How to retrieve Parquet file metadata

Written by chandan.kumar

Last published at: July 24th, 2025

Introduction

You want to collect metadata from your Parquet files such as total rows, number of row groups, and per-row group details like row count and size. You want to be able to debug, validate, and build robust, scalable data pipelines.

 

Instructions

Use the following code to extract the needed information from files stored on Databricks File System (DBFS) or cloud storage with a mount path. 

 

Pass the path of your file for which you want to extract the total row group, total rows, and details for each row group.

import pyarrow.parquet as pq

# Replace <path-to-parquet-file> with the actual parquet file path.
path = "<path-to-parquet-file>"
parquet_file = pq.ParquetFile(path)
metadata = parquet_file.metadata

print(f"Total Row Groups: {parquet_file.num_row_groups}")
print(f"Total Rows: {metadata.num_rows}")

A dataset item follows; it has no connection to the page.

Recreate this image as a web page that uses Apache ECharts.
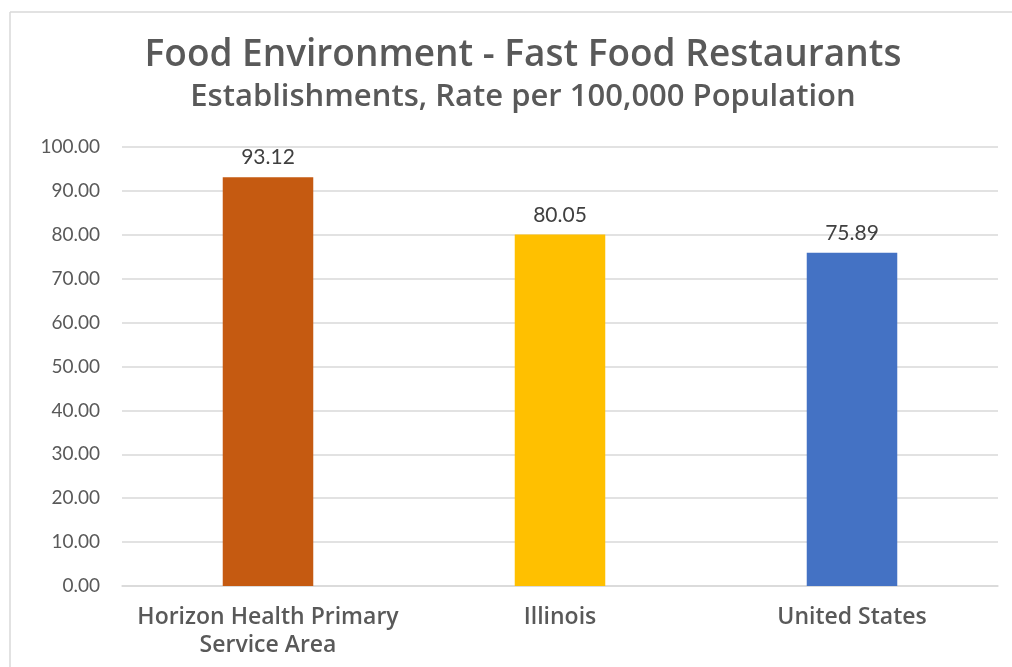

for i in range(parquet_file.num_row_groups):
    row_group = metadata.row_group(i)
    size_bytes = row_group.total_byte_size  # Get size in bytes

    # Convert bytes to KB, MB, GB
    size_kb = size_bytes / 1024
    size_mb = size_kb / 1024
    size_gb = size_mb / 1024

    print(f"Row Group {i}:")
    print(
        f" - Size: {size_bytes} bytes ({size_kb:.2f} KB, {size_mb:.2f} MB, {size_gb:.4f} GB)"
    )
    print(f" - Rows: {row_group.num_rows}")

 

For information the Parquet file format, refer to the Read Parquet files using Databricks (AWSAzureGCP) documentation. 

 

For information on what Parquet files are, refer to Parquet in the Databricks glossary.